Signals from the home planet

The luxurious honeyed vistas created by changing leaves lure thousands to the Western North Carolina mountains every autumn. Some tourists even take personal offense when the trees don’t ripen on demand, claims Cindy Carpenter, an interpretive specialist at the Cradle of Forestry (a popular educational center near Brevard).

But blazing foliage is merely the most in-your-face sign of autumn’s onset in these parts. The forest Carpenter sees every day shows changes far less obvious — though no less magnificent, to her — which occur far below the brightening tapestry of trees.

“I always like to focus on plants,” she says, “the way the ferns change” — anywhere from a deep yellow to a pretty brown, depending on the species — “and also the look of the [sun]light.”

Forget tawny oaks and scarlet sourwoods: Autumn glows in a fascinatingly complex array of colors, she stresses; certain currently blooming wildflowers, such as asters, come in a spectrum ranging from pale yellow to dark purple. More festive are the clusters of gutsy orange berries that adorn the mountain ash. (Nonhikers, take note: These appear prolifically near the entrance of the Pisgah Inn, located at Mile Marker 408 on the Blue Ridge Parkway).

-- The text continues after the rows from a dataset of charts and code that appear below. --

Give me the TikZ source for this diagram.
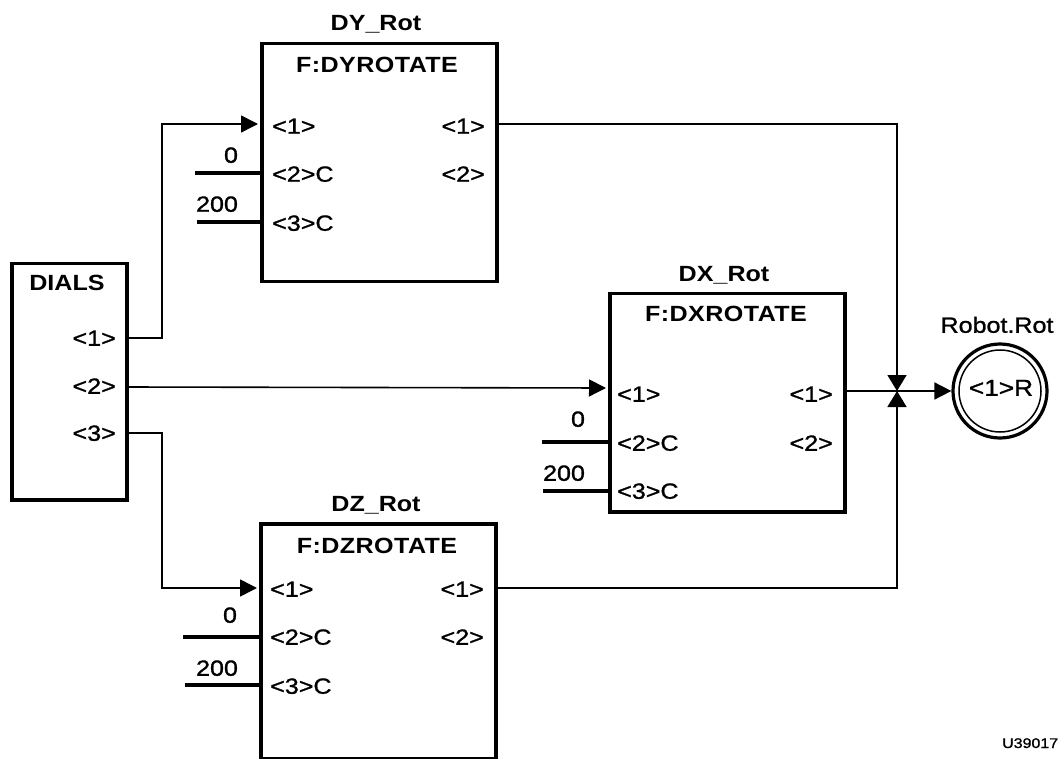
\documentclass[tikz,border=0pt]{standalone}
\usepackage{fontspec}
\setmainfont{Liberation Sans}[FakeStretch=1.14, UprightFeatures={FakeBold=1.2}]
\usetikzlibrary{arrows.meta}
\begin{document}
\begin{tikzpicture}[x=1pt,y=-1pt,
  lbl/.style={inner sep=0pt, text height=15.5pt, text depth=0pt, font=\fontsize{22}{26}\selectfont},
  ttl/.style={lbl, font=\fontsize{22}{26}\selectfont\bfseries},
  fnm/.style={lbl, font=\fontsize{22}{26}\selectfont\bfseries\addfontfeatures{LetterSpace=2}},
  blk/.style={draw, line width=3.5pt, anchor=north west, inner sep=0pt},
  wire/.style={line width=1.6pt},
  arr/.style={wire, -{Triangle[length=17pt,width=17pt]}},
  jarr/.style={wire, -{Triangle[length=16pt,width=19pt]}},
  cst/.style={line width=4pt},
]
\useasboundingbox (0,0) rectangle (1060,759);

% blocks
\node[blk, minimum width=115pt, minimum height=236pt] (dials) at (10,262) {};
\node[blk, minimum width=235pt, minimum height=238pt] (dy) at (260,42) {};
\node[blk, minimum width=235pt, minimum height=218pt] (dx) at (608,292) {};
\node[blk, minimum width=235pt, minimum height=235pt] (dz) at (259,522) {};
\node[draw, circle, line width=3.2pt, minimum size=94pt, inner sep=0pt] (robot) at (1000,391) {};
\draw[line width=1.5pt] (robot.center) circle (41pt);

% DIALS texts
\node[ttl] (dialsT) at (67,283) {DIALS};
\node[lbl, anchor=east] (dialsP1) at (116,338) {<1>};
\node[lbl, anchor=east] (dialsP2) at (116,386) {<2>};
\node[lbl, anchor=east] (dialsP3) at (116,433) {<3>};

% DY texts
\node[ttl] (dyT) at (376,23) {DY\_Rot};
\node[fnm] (dyF) at (377,65) {F:DYROTATE};
\node[lbl, anchor=west] (dyI1l) at (272,126) {<1>};
\node[lbl, anchor=west] (dyI2l) at (272,174) {<2>C};
\node[lbl, anchor=west] (dyI3l) at (272,223) {<3>C};
\node[lbl, anchor=east] (dyO1l) at (485,126) {<1>};
\node[lbl, anchor=east] (dyO2l) at (485,174) {<2>};
\node[lbl] (dyC0) at (231,155) {0};
\node[lbl] (dyC200) at (217,204) {200};

% DX texts
\node[ttl] (dxT) at (724,274) {DX\_Rot};
\node[fnm] (dxF) at (726,314) {F:DXROTATE};
\node[lbl, anchor=west] (dxI1l) at (617,394) {<1>};
\node[lbl, anchor=west] (dxI2l) at (617,443) {<2>C};
\node[lbl, anchor=west] (dxI3l) at (617,491) {<3>C};
\node[lbl, anchor=east] (dxO1l) at (833,394) {<1>};
\node[lbl, anchor=east] (dxO2l) at (833,443) {<2>};
\node[lbl] (dxC0) at (578,419) {0};
\node[lbl] (dxC200) at (564,473) {200};

% DZ texts
\node[ttl] (dzT) at (376,504) {DZ\_Rot};
\node[fnm] (dzF) at (377,546) {F:DZROTATE};
\node[lbl, anchor=west] (dzI1l) at (270,589) {<1>};
\node[lbl, anchor=west] (dzI2l) at (270,637) {<2>C};
\node[lbl, anchor=west] (dzI3l) at (270,686) {<3>C};
\node[lbl, anchor=east] (dzO1l) at (484,589) {<1>};
\node[lbl, anchor=east] (dzO2l) at (484,637) {<2>};
\node[lbl] (dzC0) at (230,615) {0};
\node[lbl] (dzC200) at (217,668) {200};

% Robot
\node[lbl] (robotT) at (997,325) {Robot.Rot};
\node[lbl, font=\fontsize{23}{27}\selectfont] (robotP) at (1001,388) {<1>R};
\node[lbl, anchor=west, text height=10pt, font=\fontsize{14}{16}\selectfont] (code) at (1002,743) {U39017};

% port coordinates
\coordinate (dO1) at (125,338);
\coordinate (dO2) at (125,387);
\coordinate (dO3) at (125,433);
\coordinate (dyI1) at (258,124);
\coordinate (dxI1) at (606,388);
\coordinate (dzI1) at (257,588);
\coordinate (dyO1) at (496,124);
\coordinate (dxO1) at (844,391);
\coordinate (dzO1) at (495,588);
\coordinate (j) at (897,391);

% wires
\draw[arr] (dO1) -- ++(37,0) |- (dyI1);
\draw[arr] (dO2) -- (dxI1);
\draw[arr] (dO3) -- ++(37,0) |- (dzI1);
\draw[jarr] (dyO1) -| (j);
\draw[jarr] (dzO1) -| (j);
\draw[arr] (dxO1) -- (robot.west);

% constants
\coordinate (dyK2) at (195,173);
\coordinate (dyK3) at (197,222);
\coordinate (dxK2) at (542,442);
\coordinate (dxK3) at (543,491);
\coordinate (dzK2) at (183,637);
\coordinate (dzK3) at (185,685);
\draw[cst] (dyK2) -- (dyK2 -| dy.west);
\draw[cst] (dyK3) -- (dyK3 -| dy.west);
\draw[cst] (dxK2) -- (dxK2 -| dx.west);
\draw[cst] (dxK3) -- (dxK3 -| dx.west);
\draw[cst] (dzK2) -- (dzK2 -| dz.west);
\draw[cst] (dzK3) -- (dzK3 -| dz.west);
\end{tikzpicture}
\end{document}
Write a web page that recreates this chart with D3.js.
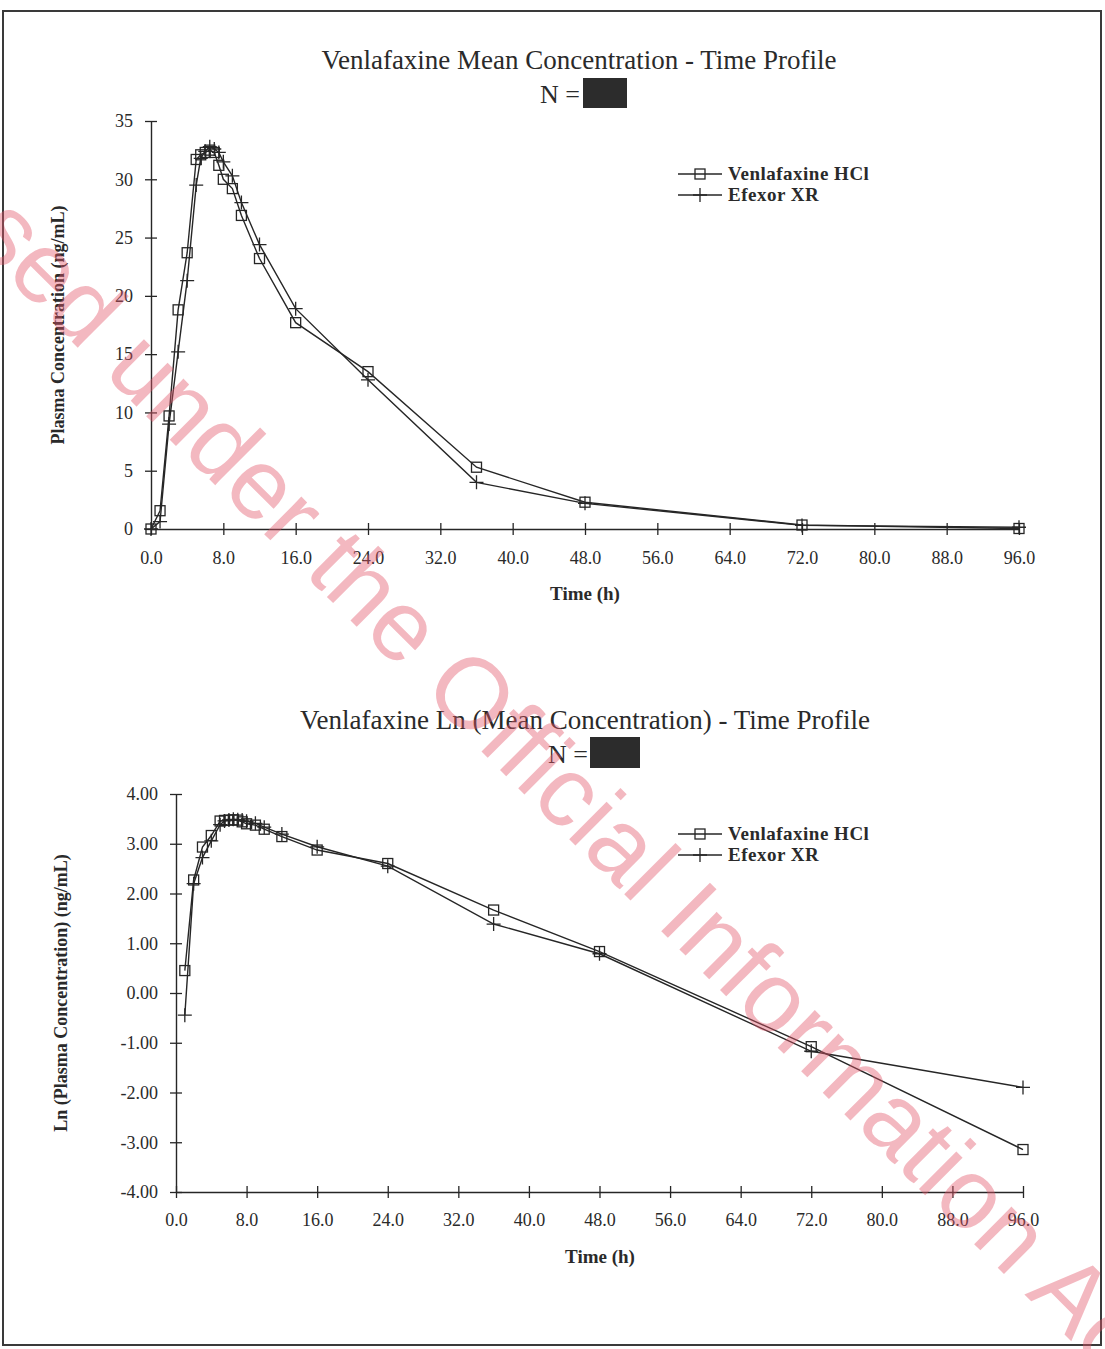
<!DOCTYPE html>
<html>
<head>
<meta charset="utf-8">
<script src="https://cdn.jsdelivr.net/npm/d3@7"></script>
<style>
  html, body { margin: 0; padding: 0; background: #fff; }
  svg { display: block; }
  text { font-family: "Liberation Serif", "Times New Roman", serif; fill: #2a2a2a; }
</style>
</head>
<body>
<svg id="page" width="1105" height="1349"></svg>
<script>
// Sampling times (h)
const times = [0, 1, 2, 3, 4, 5, 5.5, 6, 6.5, 7, 7.5, 8, 9, 10, 12, 16, 24, 36, 48, 72, 96];
// Mean plasma concentrations (ng/mL)
const venlafaxineHCl = [0, 1.57, 9.7, 18.8, 23.7, 31.7, 32.1, 32.3, 32.5, 32.3, 31.2, 30.0, 29.2, 26.9, 23.2, 17.7, 13.5, 5.3, 2.3, 0.34, 0.043];
const efexorXR      = [0, 0.64, 9.0, 15.2, 21.3, 29.5, 31.8, 32.4, 32.8, 32.6, 32.3, 31.5, 30.3, 28.0, 24.4, 18.9, 12.8, 4.0, 2.2, 0.31, 0.15];

const seriesNames = ["Venlafaxine HCl", "Efexor XR"];
const xTicks = [0, 8, 16, 24, 32, 40, 48, 56, 64, 72, 80, 88, 96];
const yTicksLinear = [0, 5, 10, 15, 20, 25, 30, 35];
const yTicksLn = [-4, -3, -2, -1, 0, 1, 2, 3, 4];

const titleLinear = "Venlafaxine Mean Concentration - Time Profile";
const titleLn = "Venlafaxine Ln (Mean Concentration) - Time Profile";
const yTitleLinear = "Plasma Concentration (ng/mL)";
const yTitleLn = "Ln (Plasma Concentration) (ng/mL)";
const xTitle = "Time (h)";
const watermark = "Released under the Official Information Act";

const INK = "#262626";
const svg = d3.select("#page");

// page frame
svg.append("rect")
  .attr("x", 3).attr("y", 11).attr("width", 1098).attr("height", 1334)
  .attr("fill", "none").attr("stroke", "#3a3a3a").attr("stroke-width", 2);

function squareMarker(g, x, y) {
  g.append("rect").attr("x", x - 5).attr("y", y - 5).attr("width", 10).attr("height", 10)
    .attr("fill", "none").attr("stroke", INK).attr("stroke-width", 1.3);
}
function plusMarker(g, x, y) {
  g.append("path").attr("d", `M${x - 7},${y}H${x + 7}M${x},${y - 7}V${y + 7}`)
    .attr("fill", "none").attr("stroke", INK).attr("stroke-width", 1.3);
}

// plain hyphen for negatives, as in the printed axis
const fmt2 = d => d.toFixed(2);

function drawPanel(cfg) {
  const g = svg.append("g");
  const x = d3.scaleLinear().domain([0, 96]).range(cfg.xRange);
  const y = d3.scaleLinear().domain(cfg.yDomain).range(cfg.yRange);

  // title
  g.append("text").attr("x", cfg.titleX).attr("y", cfg.titleY)
    .attr("text-anchor", "middle").attr("font-size", 27).text(cfg.title);
  g.append("text").attr("x", cfg.nX).attr("y", cfg.nY)
    .attr("text-anchor", "end").attr("font-size", 26).text("N =");
  g.append("rect").attr("x", cfg.box[0]).attr("y", cfg.box[1])
    .attr("width", cfg.box[2]).attr("height", cfg.box[3]).attr("fill", "#2c2c2c");

  // x axis
  const xAxis = g.append("g")
    .attr("transform", `translate(0,${cfg.yRange[0]})`)
    .call(d3.axisBottom(x).tickValues(xTicks).tickFormat(d => d.toFixed(1)).tickSizeOuter(0));
  xAxis.select(".domain").attr("stroke", INK).attr("stroke-width", 1.4);
  xAxis.selectAll(".tick line").attr("y1", -6).attr("y2", 6).attr("stroke", INK).attr("stroke-width", 1.3);
  xAxis.selectAll(".tick text").attr("y", cfg.xLabelOffset).attr("font-size", 18)
    .attr("font-family", "Liberation Serif").attr("fill", "#2a2a2a");

  // y axis
  const yAxis = g.append("g")
    .attr("transform", `translate(${cfg.xRange[0]},0)`)
    .call(d3.axisLeft(y).tickValues(cfg.yTicks).tickFormat(cfg.yFormat).tickSizeOuter(0));
  yAxis.select(".domain").attr("stroke", INK).attr("stroke-width", 1.4);
  yAxis.selectAll(".tick line").attr("x1", -6).attr("x2", 6).attr("stroke", INK).attr("stroke-width", 1.3);
  yAxis.selectAll(".tick text").attr("x", cfg.yLabelOffset).attr("font-size", 18)
    .attr("font-family", "Liberation Serif").attr("fill", "#2a2a2a");

  // axis titles
  g.append("text").attr("x", cfg.xTitlePos[0]).attr("y", cfg.xTitlePos[1])
    .attr("text-anchor", "middle").attr("font-size", 19).attr("font-weight", "bold").text(xTitle);
  g.append("text")
    .attr("transform", `translate(${cfg.yTitlePos[0]},${cfg.yTitlePos[1]}) rotate(-90)`)
    .attr("text-anchor", "middle").attr("font-size", 18).attr("font-weight", "bold").text(cfg.yTitle);

  // series
  const line = d3.line().x(d => x(d.t)).y(d => y(d.v));
  const series = [
    { values: cfg.transform(venlafaxineHCl), marker: squareMarker },
    { values: cfg.transform(efexorXR), marker: plusMarker }
  ];
  series.forEach(s => {
    const pts = times.map((t, i) => ({ t, v: s.values[i] })).filter(d => isFinite(d.v));
    g.append("path").datum(pts).attr("d", line)
      .attr("fill", "none").attr("stroke", INK).attr("stroke-width", 1.4);
    const mg = g.append("g");
    pts.forEach(d => s.marker(mg, x(d.t), y(d.v)));
  });

  // legend
  const lg = g.append("g");
  series.forEach((s, i) => {
    const ly = cfg.legendY + i * 21;
    lg.append("line").attr("x1", 678).attr("x2", 722).attr("y1", ly).attr("y2", ly)
      .attr("stroke", INK).attr("stroke-width", 1.3);
    s.marker(lg, 700, ly);
    lg.append("text").attr("x", 728).attr("y", ly + 6).attr("font-size", 19)
      .attr("font-weight", "bold").attr("letter-spacing", 0.5).text(seriesNames[i]);
  });
}

drawPanel({
  title: titleLinear, titleX: 579, titleY: 69,
  nX: 580, nY: 103, box: [583, 78, 44, 30],
  xRange: [151, 1019], yDomain: [0, 35], yRange: [529, 121],
  yTicks: yTicksLinear, yFormat: d3.format("d"),
  xLabelOffset: 22, yLabelOffset: -18,
  xTitlePos: [585, 600], yTitlePos: [64, 325], yTitle: yTitleLinear,
  legendY: 174,
  transform: arr => arr
});

drawPanel({
  title: titleLn, titleX: 585, titleY: 729,
  nX: 588, nY: 763, box: [590, 737, 50, 31],
  xRange: [176, 1023], yDomain: [-4, 4], yRange: [1192, 794],
  yTicks: yTicksLn, yFormat: fmt2,
  xLabelOffset: 21, yLabelOffset: -18,
  xTitlePos: [600, 1263], yTitlePos: [67, 993], yTitle: yTitleLn,
  legendY: 834,
  transform: arr => arr.map(v => v > 0 ? Math.log(v) : NaN)
});

// release stamp across the page
svg.append("text")
  .attr("transform", "translate(455,725) rotate(45)")
  .attr("text-anchor", "middle")
  .attr("font-size", 100)
  .attr("fill-opacity", 0.42)
  .style("font-family", "'Liberation Sans', Arial, sans-serif")
  .style("fill", "#e2566a")
  .text(watermark);
</script>
</body>
</html>
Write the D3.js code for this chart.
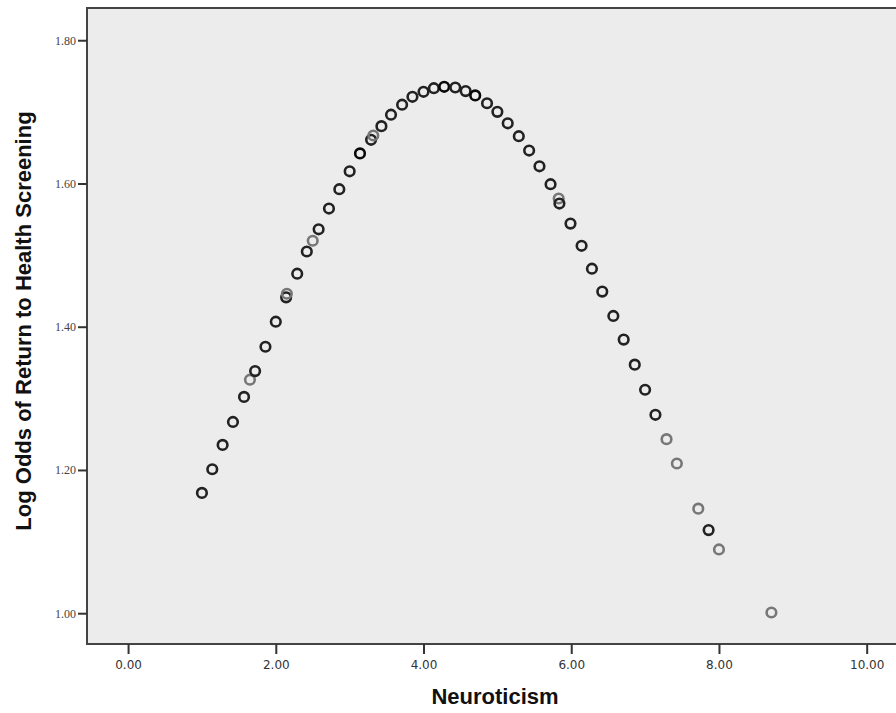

Carpenter is especially fond of the newly burnished buckberry bushes, which look similar to blueberry thickets. Many people, she notes, view this shrub as “a nuisance, because it can keep young trees from growing. But in the fall, it turns this beautiful red-orange.”

In gentler times, people were perhaps more appreciative (or at least more aware) of these subtle alterations, Carpenter believes. The naturalist recalls reading an ancient description of goldenrod, in which the author urged the reader to pretend he was “very tiny” — the better to commune face-to-face with the sunny autumn blossoms.

“That older literature was so romantic,” she muses.

And speaking of tales, you can dismiss much of the popularized folklore involving cold-weather predictions — or so claims Hal Mahan, who runs the Compleat Naturalist, a Biltmore Village store for outdoor enthusiasts.

“Many of those [superstitions] are nonsense,” he pronounces, citing as an example the bands on a woolly worm, which he says have nothing whatsoever to do with the severity of the coming winter.

Mahan prefers more immutable signs, like the shifting skyscape (Cassiopeia is one constellation now moving into view). Scanning above the tree line, it seems, can provide a considerable education for those with sharp eyes. V-formations made by migrating Canada geese are a well-known sight this time of year. And some of our local feathered residents are now taking minivacations of their own, reveals Mahan: Watch for the junco, a sparrowlike bird identifiable by its white outer-tail feathers. Though a resident of WNC’s loftier peaks during the warm months (Mount Mitchell is a favorite roost), they now seek warmer valley climates.

Humans celebrate the season by hacking maniacal grins into unsuspecting pumpkins and playing dress-up. But what about the earth’s less theatrical mammals? For many four-legged beasts, autumn is a very serious time of year, says a representative from the Pisgah Center for Wildlife Education.

This particular naturalist declined to be identified, but was useful in diluting another deeply cherished myth: Black bears, she insists, “do not hibernate. They just go into a very deep sleep, and they can get up in the middle of their sleep to eat.”

It turns out that only cold-blooded creatures, such as reptiles, can lower their body temperatures enough to qualify as true hibernators. As you read this, hordes of them are scuttling and slithering their way to dens and mud holes, in search of snug winter retreats.

“You tend to see a lot more snakes this time of year,” concurs Bob Fay, a naturalist at the WNC Nature Center on Gashes Creek Road. Since some of them are rattlesnakes and copperheads, the Center gets plenty of worried calls this time of year from people who spot them in their yards.

But these avid serpents have more on their minds than a suburban ambush. “They’re just passing through,” he promises, on their way to cozier territory.

A randy buck is another sure sign of the approaching winter, according to Fay. Deer mate in the fall, so the naturalist didn’t need a calendar to tell him it was autumn when he observed a normally skittish Nature Center resident turn suddenly “frisky and bossy.”

“You can tell right off when they get ‘in the rut’,” he notes delicately.

Mosquitoes are almost a memory by now, but some folks may be spotting more larger insects, such as the praying mantis. It’s not that mantises and the like weren’t around in the summer — they just weren’t big enough to see clearly. If you do happen to spy one of these fragile, imperial creatures, take time to pay your respects: Mantises lay their eggs in the fall, after which they promptly die, Fay reveals.

If you simply must view autumn in its traditional abundance, you could do worse than checking out the Wagon Gap overlook on the Blue Ridge Parkway, a favorite detour for the currently migrating swarms of monarch butterflies. These enduring charmers travel from as far away as New England, hell-bent on reaching Mexico before the cold hits. Why are they so fond of this particular mountain pass?

“Well, they’re not real agile flyers, and it’s a good place to pile on through. … They tend to find the path of least resistance,” Fay reports with a chuckle.